How Shall We Speak of Countries?
Karl Muth explores why we must carefully attend to what we say to avoid controversial and costly distractions from the thrust of our messages.
The question of what makes a country, in Occidental law, traces its history to the Takings in Germania and the quasi-independence of Roman Britannia (for an exhaustive explanation of the legal entanglements that followed for hundreds of years, see Berman’s excellent Law and Revolution). But today uncertainty remains as to what (or who?) is a country.
Perhaps the obvious place to start is Israel. Like Iraq, Kenya, and other Twentieth Century statehoods invented and blessed by the British, Israel sprang into being with no modern lineage of Western legal construct. This led to a series of agreements and treaties (roughly 200) to be signed in the first days of Israel’s existence. However, Israel remained unrecognised by a substantial number of countries (though this number has lessened over time). My favourite example of a country’s “accidental” recognition of Israel’s statehood is the cover of the contemporaneous Sudanese passport, which reads “valid for travel to all countries except Israel,” thereby unintentionally recognising that Israel is a country.
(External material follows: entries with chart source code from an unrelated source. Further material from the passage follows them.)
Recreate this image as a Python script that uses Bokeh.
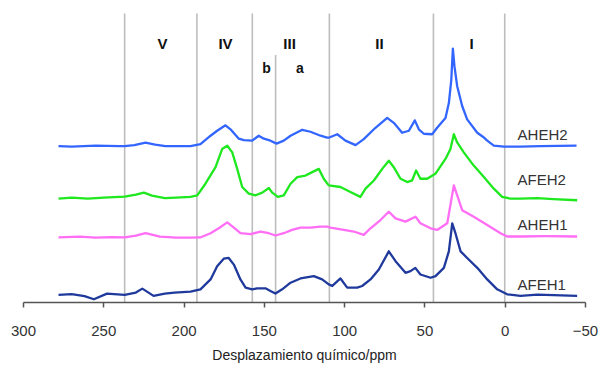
import numpy as np
from bokeh.plotting import figure
from bokeh.models import Range1d, FixedTicker
from bokeh.core.properties import value
from bokeh.embed import file_html
from bokeh.resources import INLINE

# ---- data ----
# AHEH2 (blue, top)
ppm_aheh2 = [278.2, 270, 255, 240, 237.1, 231, 224, 218, 211.6, 200, 196, 189.8, 183.5, 179.4, 174.2,
             171.1, 165.9, 162.8, 157.6, 153.5, 150.3, 146.2, 142.4, 137.9, 133.7, 126.4, 121.3, 115.0,
             110.9, 109.9, 104.6, 99.5, 93.2, 88.1, 80.8, 73.5, 69.4, 64.2, 60.0, 56.3, 53.8, 50.7, 45.5,
             42.4, 37.2, 35.1, 33.6, 32.6, 31.6, 29.9, 26.8, 23.7, 17.4, 13.9, 11.2, 7.1, 0.9, -9.5, -22.0,
             -44.4]
int_aheh2 = [0.5, 0, 1, 0.5, 0.5, 1.5, 4, 2, 0.5, 0.5, 0.5, 2.5, 11, 16, 21.5,
             17.5, 8, 6.5, 6, 11, 8, 6, 3, 6, 11, 17, 15, 11,
             9, 9, 12.5, 6, 1.5, 7.5, 19, 29, 24, 14, 16, 26.5, 17.5, 13, 12.5,
             19, 29, 44, 67, 99, 81, 61, 41, 27.5, 14, 10, 6, 1, 0, 0, 0.5,
             1]

# AFEH2 (green)
ppm_afeh2 = [278.2, 270, 260, 250, 237, 230, 225, 220, 212, 205, 196, 191.8, 186.7, 180.4, 176.3,
             173.1, 170.0, 166.9, 163.8, 159.7, 155.5, 151.3, 147.2, 145.1, 141.6, 137.9, 133.7, 129.5,
             124.4, 120.2, 116.1, 113.0, 109.9, 102.6, 96.4, 90.2, 87.0, 81.8, 76.6, 72.5, 69.4, 65.2,
             61.0, 58.0, 55.5, 52.8, 48.6, 43.5, 37.2, 34.1, 32.0, 29.9, 25.8, 19.6, 13.3, 7.1, 1.9,
             -3.3, -9.5, -20, -30, -44.8]
int_afeh2 = [0, 1, 0, 1, 2, 4, 6, 3, 0.5, 1, 1.7, 3.3, 15, 31.7, 50,
             53.3, 46.7, 30, 11.7, 5, 3.3, 6, 10.7, 6, 1.7, 3.3, 15, 21.7,
             23.3, 26.7, 30, 20, 13.3, 11.7, 6.7, 1.7, 10, 18.3, 30, 38.3, 31.7, 20,
             16.7, 18.3, 28.3, 20, 20, 25, 40, 50, 65, 56.7, 46.7, 33.3, 21.7, 10, 1.7,
             0, 0, 0.5, -0.5, -1.7]

# AHEH1 (pink)
ppm_aheh1 = [278.2, 265, 255, 245, 237, 230, 224, 215, 205, 196, 190, 183.5, 178.4, 173.1, 169.0,
             164.9, 158.6, 152.4, 147.2, 143.1, 137.9, 132.7, 127.5, 121.3, 115.0, 110.9, 108.8, 100.5,
             94.3, 88.1, 83.9, 77.7, 72.5, 68.3, 62.1, 55.9, 52.8, 46.5, 42.4, 36.1, 32.0, 29.9, 26.8,
             19.6, 11.2, 2.9, -1.2, -9.5, -25, -44.8]
int_aheh1 = [0.2, 1, 0, 0.5, 0.2, 2, 4.5, 1, 0, 0, 0.2, 4.5, 9.5, 15.5, 10.2,
             4.5, 3.5, 6.2, 4.5, 2.2, 4.5, 7.8, 10.2, 10.2, 11.2, 11.2, 10.2, 7.8,
             6.2, 2.8, 9.5, 17.8, 26.2, 19.5, 16.2, 21.2, 14.5, 9.5, 7.8, 14.5, 52.8, 42.8, 27.8,
             21.2, 12.8, 4.5, 1.2, 1.2, 1.5, 1.2]

# AFEH1 (navy, bottom)
ppm_afeh1 = [278.2, 270, 262, 256.2, 248, 237, 230, 226, 219, 212, 206, 196, 189.8, 183.5, 179.4,
             175.3, 172.2, 169.0, 164.9, 161.7, 157.6, 154.5, 149.3, 146.2, 143.1, 138.9, 133.7, 127.5,
             119.2, 114.0, 109.9, 107.7, 102.6, 98.4, 92.2, 89.1, 83.9, 78.7, 72.5, 68.3, 62.1, 59.0,
             56.0, 52.8, 46.5, 43.4, 38.2, 35.1, 33.0, 31.0, 27.8, 23.7, 17.4, 11.2, 5.0, -1.2, -9.5,
             -20, -30, -44.8]
int_afeh1 = [0.7, 1.5, -0.5, -3.7, 2, 0.7, 3, 7, -0.3, 2, 3, 4, 6.3, 16.3, 29.7,
             37.3, 38, 31.3, 16.3, 8, 6.3, 7.3, 7.3, 4.7, 2, 6.3, 13, 17.3,
             19.7, 16.3, 11.3, 9.7, 17.3, 8, 8, 9.7, 16.3, 26.3, 44.7, 34.7, 23, 24.7,
             28, 21.3, 18, 19.7, 28, 44.7, 73, 63, 44.7, 38, 28, 16.3, 6.3, 1.3, -0.3,
             1, 0.5, -0.3]

series_names = ["AHEH2", "AFEH2", "AHEH1", "AFEH1"]
series_offsets = [157.5, 105, 65.5, 7]
series_colors = ["#3366FF", "#1EE81E", "#FF6EF5", "#1F3A9C"]

# region boundaries (ppm) and labels
boundary_ppm = [237, 192, 157.5, 143, 109.5, 44.7, 0.3]
boundary_top = [292, 292, 292, 250, 292, 292, 292]
region_labels = ["V", "IV", "III", "II", "I"]
region_ppm = [213.4, 174.2, 134.3, 78.3, 21.0]
sub_labels = ["b", "a"]
sub_ppm = [148.7, 127.8]

x_ticks = [300, 250, 200, 150, 100, 50, 0, -50]

# ---- figure ----
p = figure(width=599, height=365, output_backend="svg", toolbar_location=None,
           x_range=Range1d(300, -50), y_range=Range1d(0, 295),
           min_border_left=23, min_border_right=14, min_border_top=10, min_border_bottom=60)
p.outline_line_color = None
p.xgrid.visible = False
p.ygrid.visible = False
p.yaxis.visible = False
p.background_fill_color = "white"
p.border_fill_color = "white"

# boundaries
p.segment(x0=boundary_ppm, y0=[0] * len(boundary_ppm), x1=boundary_ppm, y1=boundary_top,
          line_color="#BDBDBD", line_width=1.6)

# spectra
all_ppm = [ppm_aheh2, ppm_afeh2, ppm_aheh1, ppm_afeh1]
all_int = [int_aheh2, int_afeh2, int_aheh1, int_afeh1]
for xs, ys, off, col in zip(all_ppm, all_int, series_offsets, series_colors):
    p.line(xs, np.array(ys) + off, line_color=col, line_width=2.3, line_join="round")

# series labels
label_y = [170, 124, 79, 18]
p.text(x=[-7.7] * 4, y=label_y, text=series_names, text_font=value("Liberation Sans"),
       text_font_size="15px", text_color="#333333", text_align="left", text_baseline="middle")

# region labels
p.text(x=region_ppm, y=[262] * len(region_ppm), text=region_labels, text_font=value("Liberation Sans"),
       text_font_size="15px", text_font_style="bold", text_color="#111111",
       text_align="center", text_baseline="middle")
p.text(x=sub_ppm, y=[237] * len(sub_ppm), text=sub_labels, text_font=value("Liberation Sans"),
       text_font_size="14px", text_font_style="bold", text_color="#111111",
       text_align="center", text_baseline="middle")

# x axis
ax = p.xaxis[0]
ax.ticker = FixedTicker(ticks=x_ticks)
ax.minor_tick_line_color = None
ax.major_tick_in = 0
ax.major_tick_out = 5
ax.axis_line_color = "#555555"
ax.axis_line_width = 1.5
ax.major_tick_line_color = "#555555"
ax.major_tick_line_width = 1.5
ax.major_label_text_font = "Liberation Sans"
ax.major_label_text_font_size = "15px"
ax.major_label_text_color = "#333333"
ax.major_label_standoff = 18
ax.axis_label = "Desplazamiento químico/ppm"
ax.axis_label_text_font = "Liberation Sans"
ax.axis_label_text_font_size = "14px"
ax.axis_label_text_font_style = "normal"
ax.axis_label_text_color = "#222222"
ax.axis_label_standoff = 8

open("out.html", "w").write(file_html(p, INLINE))
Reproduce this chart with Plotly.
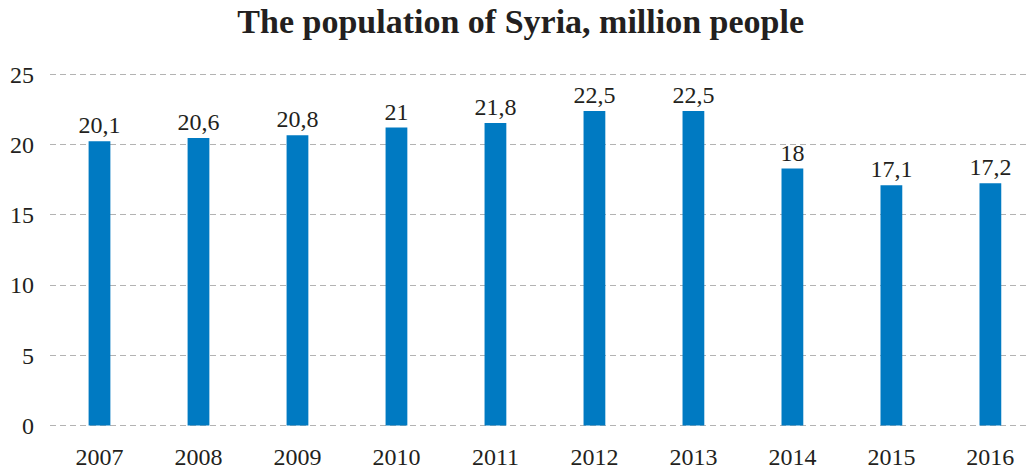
import plotly.graph_objects as go

years = ["2007", "2008", "2009", "2010", "2011", "2012", "2013", "2014", "2015", "2016"]
bar_heights = [20.25, 20.47, 20.68, 21.22, 21.55, 22.4, 22.4, 18.3, 17.12, 17.26]
labels = ["20,1", "20,6", "20,8", "21", "21,8", "22,5", "22,5", "18", "17,1", "17,2"]
y_ticks = [0, 5, 10, 15, 20, 25]

font_family = "Liberation Serif, Times New Roman, serif"
text_color = "#231f20"

fig = go.Figure(go.Bar(
    x=years,
    y=bar_heights,
    text=labels,
    textposition="outside",
    constraintext="none",
    textfont=dict(family=font_family, size=24, color=text_color),
    marker=dict(color="#007ac2", line=dict(width=0)),
    width=0.22,
    cliponaxis=False,
    hoverinfo="skip",
))

fig.update_layout(
    width=1027,
    height=470,
    margin=dict(l=50, r=0, t=72, b=39),
    paper_bgcolor="white",
    plot_bgcolor="white",
    showlegend=False,
    uniformtext=dict(minsize=24, mode="show"),
    title=dict(
        text="<b>The population of Syria, million people</b>",
        x=0.507,
        xanchor="center",
        y=0.955,
        yanchor="middle",
        font=dict(family=font_family, size=34, color=text_color),
    ),
    font=dict(family=font_family, color=text_color),
)

fig.update_xaxes(
    type="category",
    range=[-0.5, 9.37],
    showgrid=False,
    showline=False,
    ticks="",
    tickfont=dict(family=font_family, size=24, color=text_color),
    ticklabelstandoff=12,
)

fig.update_yaxes(
    range=[-0.18, 25.18],
    tickvals=y_ticks,
    showgrid=True,
    gridcolor="#b3b3b3",
    gridwidth=1,
    griddash="6px,4px",
    zeroline=False,
    showline=False,
    ticks="",
    tickfont=dict(family=font_family, size=24, color=text_color),
    ticklabelstandoff=15,
)

fig.write_html(
    "out.html",
    config={"displayModeBar": False},
    post_script="document.body.style.margin='0';",
)
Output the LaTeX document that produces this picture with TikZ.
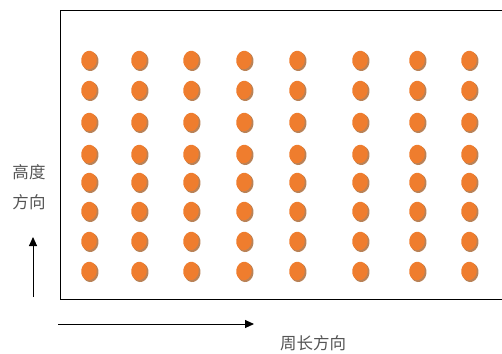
\documentclass[tikz,border=0pt]{standalone}
\usepackage{fontspec}
\usetikzlibrary{arrows.meta}
\newfontfamily\cjk{Noto Sans CJK SC}
\definecolor{dotc}{HTML}{EF7D2E}
\definecolor{shadc}{HTML}{B98257}
\definecolor{txtc}{HTML}{555555}
\begin{document}
\begin{tikzpicture}[x=1pt,y=-1pt,
  dotshape/.style={fill=dotc},
  dotshadow/.style={fill=shadc},
  lbl/.style={font=\cjk\fontsize{16.5}{20}\selectfont, text=txtc, inner sep=0pt},
  arr/.style={line width=1pt, -{Triangle[length=9pt,width=8pt]}}]
\useasboundingbox (0,0) rectangle (502,353);
\node[draw, line width=0.9pt, minimum width=442pt, minimum height=288pt, inner sep=0pt, anchor=north west] (box) at (59.5,10.5) {};
\foreach \x in {89,139,191,244,297,360,417,469}{
  \foreach \y in {60,90,122,154,182,211,241,271}{
    \fill[dotshadow, rotate around={-8:(\x+1.5,\y+1.5)}] (\x+1.5,\y+1.5) ellipse [x radius=8pt, y radius=9.6pt];
    \fill[dotshape, rotate around={-8:(\x,\y)}] (\x,\y) ellipse [x radius=7.8pt, y radius=9.3pt];
  }
}
\node[lbl] (h1) at (29,172) {高度};
\node[lbl] (h2) at (29,202) {方向};
\coordinate (va) at (33,297);
\coordinate (vb) at (33,237);
\draw[arr] (va) -- (vb);
\coordinate (ha) at (58,324);
\coordinate (hb) at (254,324);
\draw[arr] (ha) -- (hb);
\node[lbl] (c1) at (313,343) {周长方向};
\end{tikzpicture}
\end{document}
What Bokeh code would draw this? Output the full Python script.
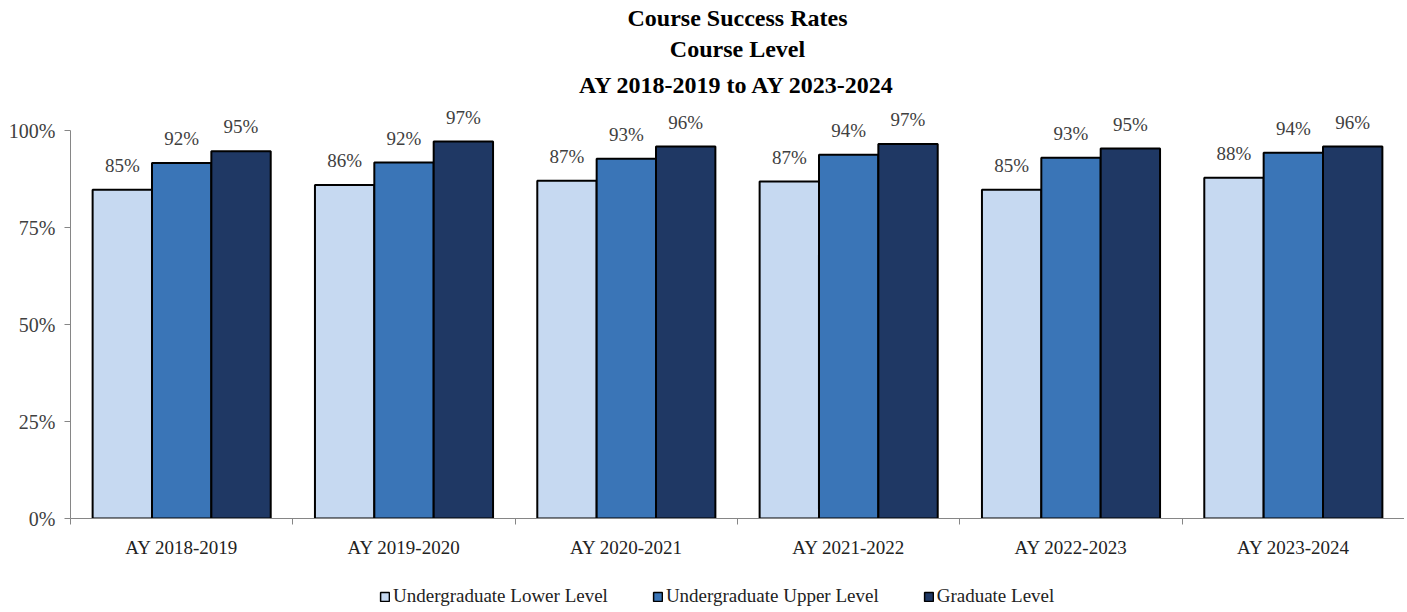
from bokeh.plotting import figure
from bokeh.layouts import column
from bokeh.models import (ColumnDataSource, Range1d, FixedTicker, Title, Legend, LegendItem)
from bokeh.core.properties import value
from bokeh.embed import file_html
from bokeh.resources import INLINE

years = ["AY 2018-2019", "AY 2019-2020", "AY 2020-2021", "AY 2021-2022", "AY 2022-2023", "AY 2023-2024"]
series_names = ["Undergraduate Lower Level", "Undergraduate Upper Level", "Graduate Level"]
lower = [84.8, 86.0, 87.1, 86.9, 84.8, 87.9]
upper = [91.7, 91.8, 92.8, 93.8, 93.0, 94.3]
grad = [94.7, 97.2, 95.9, 96.6, 95.4, 95.9]
y_ticks = [0, 25, 50, 75, 100]

colors = ["#C6D9F1", "#3A75B7", "#1F3864"]
FONT = "Liberation Serif"
GRAY = "#868686"
TXT = "#404040"

p = figure(frame_width=1334, frame_height=413, output_backend="svg", toolbar_location=None,
           x_range=Range1d(0, 6), y_range=Range1d(0, 106.5),
           min_border_left=70, min_border_right=0, min_border_bottom=67, min_border_top=0)
p.outline_line_color = None
p.xgrid.visible = False
p.ygrid.visible = False

bw = 0.267
offsets = [-bw, 0.0, bw]
for vals, off, col in zip([lower, upper, grad], offsets, colors):
    xs = [i + 0.5 + off for i in range(len(years))]
    src = ColumnDataSource(dict(x=xs, top=vals, lab=["%d%%" % round(v) for v in vals]))
    p.vbar(x="x", top="top", width=bw, bottom=0, source=src, fill_color=col,
           line_color="black", line_width=2)
    p.text(x="x", y="top", text="lab", source=src, text_align="center", text_baseline="bottom",
           y_offset=-14, text_font=value(FONT), text_font_size="19px", text_color=TXT)

# y axis
ya = p.yaxis[0]
ya.ticker = FixedTicker(ticks=y_ticks)
ya.major_label_overrides = {t: "%d%%" % t for t in y_ticks}
ya.bounds = (0, 100)
ya.axis_line_color = GRAY
ya.major_tick_line_color = GRAY
ya.major_tick_out = 6
ya.major_tick_in = 0
ya.minor_tick_line_color = None
ya.major_label_text_font = FONT
ya.major_label_text_font_size = "20px"
ya.major_label_text_color = TXT
ya.major_label_standoff = 9

# x axis
xa = p.xaxis[0]
centers = [i + 0.5 for i in range(len(years))]
xa.ticker = FixedTicker(ticks=centers, minor_ticks=list(range(len(years) + 1)))
xa.major_label_overrides = {c: y for c, y in zip(centers, years)}
xa.axis_line_color = GRAY
xa.major_tick_line_color = None
xa.minor_tick_line_color = GRAY
xa.minor_tick_out = 6
xa.minor_tick_in = 0
xa.major_label_text_font = FONT
xa.major_label_text_font_size = "19px"
xa.major_label_text_color = "#222222"
xa.major_label_standoff = 12

title_lines = ["Course Success Rates", "Course Level", "AY 2018-2019 to AY 2023-2024"]
for txt, so in zip(reversed(title_lines), [15, 2, 4]):
    p.add_layout(Title(text=txt, align="center", text_font=FONT, text_font_size="24px",
                       text_font_style="bold", text_color="black", standoff=so), "above")

# legend strip below the chart
lg = figure(frame_width=1391, frame_height=22, output_backend="svg", toolbar_location=None,
            x_range=Range1d(0, 1), y_range=Range1d(0, 1),
            x_axis_location=None, y_axis_location=None,
            min_border_left=0, min_border_right=0, min_border_top=0, min_border_bottom=0)
lg.outline_line_color = None
lg.xgrid.visible = False
lg.ygrid.visible = False
items = []
for name, col in zip(series_names, colors):
    r = lg.vbar(x=[5], top=[1], width=0.1, fill_color=col, line_color="black", line_width=1.5)
    items.append(LegendItem(label=name, renderers=[r]))
legend = Legend(items=items, orientation="horizontal", location=(379, 0))
legend.label_text_font = FONT
legend.label_text_font_size = "19px"
legend.label_text_color = "#222222"
legend.glyph_width = 11
legend.glyph_height = 11
legend.label_standoff = 3
legend.spacing = 44
legend.padding = 0
legend.margin = 0
legend.border_line_color = None
legend.background_fill_alpha = 0
lg.add_layout(legend)

open("out.html", "w").write(file_html(column(p, lg, spacing=0), INLINE))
But new countries did not end with the boom in nationhood of the mid-Twentieth-Century. South Sudan was almost immediately recognised when it was created, in part because existing oil agreements with Sudan needed to be extended to the new territory and companies like ExxonMobil and BP needed to be able to set up subsidiaries in the new nation. For different reasons, the independence of Curacao from the Netherlands was similar, since such an enormous portion of the Internet’s gambling traffic is routed through Curacao for its unique treatment of casino companies (though Macao SAR hopes to get a slice of this business with regulatory changes in 2015).
I struggled with this very basic question as I crafted my comments to be delivered in a TED Talk next week. I was to be discussing economic progress and development and this included, in my view, the important discussion of the nine or seven or six (yes, there are only nine, or seven, or six, depending upon how you count them) countries outside Europe that went from being low-income countries to being high income countries after World War II. The problem is that two of the “countries” involved are Hong Kong (now Hong Kong SAR) and Taipei (Taiwan). While most attendees might not notice, these are both contested classifications (some Chinese and non-Chinese audiencemembers might object to Hong Kong and Taipei being discussed as peers of sovereign nations).
Obviously, some lists include these places as countries at various points in history, while some omit them entirely. After much puzzling over this, as I was using World Bank figures, I decided to use the World Bank’s classifications of countries, which include the two places. I then very carefully revised my comments to not be conclusory as to whether or not these places were countries. Given its inclusion in the World Bank's figures and the wide diplomatic and other acceptance of Israel’s claim to statehood, I included it among the countries I would discuss. Should I have adopted my own list of countries, or used some other list of countries, or explained that I was using the World Bank's figures but not its list of countries? Is an avoidance of controversy important? Is it worthwhile for us to have these internal debates as to how these things are presented and phrased?
I would say that it is important and worthwhile to recognise and entertain these questions and to attempt to gracefully resolve conflicts in what we say (and how we say it), as these controversies distract from the thrust of our messages. Unless one is specifically discussing statehood or sovereignty, raising the issue simply gives the audience one additional thing to account (discount?) for. Spending three of the talk’s twelve minutes on the fascinating legal history of Hong Kong as a Chinese trading post, then a British colony, then a transitional post-handover government, then a Special Administrative Region, might be interesting to some of us, but it isn’t a good use of anyone’s time when the topic of the lecture is global economic issues and development questions – 99% of which involve places outside Hong Kong (now Hong Kong SAR).
My speaking and writing will never resolve – or bring unanimity – to the question of statehood in Hong Kong or Israel or Taipei. That is not my goal. Hence, it is not my place to offer my opinion, if I have any, as to the statehood of any of the three. And this is why international classificatory systems are important.
Statehood can be resolved any number of ways (treaty status, UN member status, regional bilateral agreements, ability to issue sovereign notes, etc.). But there will always be further nuance. What is a currency? What is a bond? What is a negotiable instrument? To make these difficult decisions we must resort to a legal and regulatory taxonomy. While it is not pretty, it gives us all certainty that we are speaking the same language and being similarly inclusive (and exclusive) when we use words like “country” or “currency” with colleagues. Some more liberal linguists may claim this restricts our use of metaphor and category, but I disagree; to paraphrase composer Bob James, the thing must exist concretely before the improvisation upon it is possible.